Sepanjang 2024, sudah terjadi 172 bencana tanah longsor dengan Jawa Tengah menjadi daerah paling banyak kejadian tanah longsor.
Bupati Tana Toraja: 'Faktor penyebab tanah longsor adalah pembukaan lahan'
Theofilus Allorerung, Bupati Tana Toraja, mengatakan bahwa sebelum terjadi bencana tanah longsor yang menewaskan 20 warga, pemerintah daerah sudah memberikan imbauan kepada warga.
“Pemerintah Tana Toraja sudah melakukan imbauan kepada warga agar waspada terkait adanya tanah longsor dikarenakan intensitas curah hujan dalam sepekan terakhir meningkat cukup tinggi.
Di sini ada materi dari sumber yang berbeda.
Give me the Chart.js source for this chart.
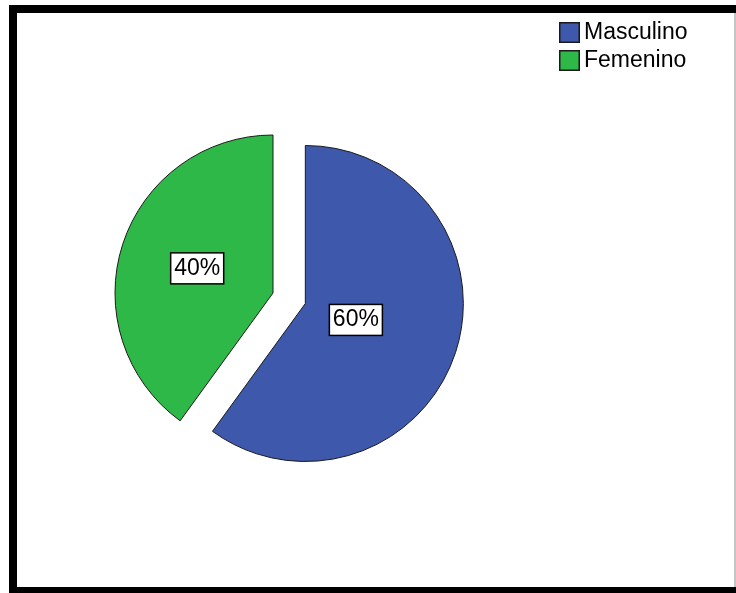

Memang tak ada hentinya [hujan] dan ada beberapa titik longsor,” katanya kepada wartawan Jufri Tonapa.
Bupati Tana Toraja, Theofilus Alloorerung, justru mengklaim faktor penyebab tanah longsor adalah pembukaan lahan.
"Selain faktor alam, juga bukaan lahan menggunakan racun untuk rumput dan ladang yang dibuka itu baiknya bijak dalam menggunakan," ucapnya kepada wartawan, Minggu (14/4/24) malam.
Ia mengatakan bahwa penggunaan racun jika tidak bijak juga cepat atau lambat akan berdampak bagi warga.
"Jika tidak bijak menggunakan racun untuk tanaman itu, maka tanah akan kering dan jika tidak dikelola lebih lanjut ketika ada hujan dengan intensitas tinggi tidak menutup kemungkinan akan ada banjir maupun longsor, ini saran untuk kita semua," tuturnya.
Ketika ditanya langkah apa yang akan diambil untuk mencegah terjadinya bencana serupa, Theofilius mengatakan bahwa pemerintah daerah akan melakukan sosialisasi kepada warga untuk berhenti menggunakan pestisida saat berkebun.
Sebab, menurut Theofilus pestisida tersebut mempengaruhi tekstur tanah yang akhirnya menyebabkan longsor.
“Kami melakukan sosialisasi untuk melakukan reboisasi untuk hutan-hutan yang gundul supaya menyerap air,” tutup Theofilus.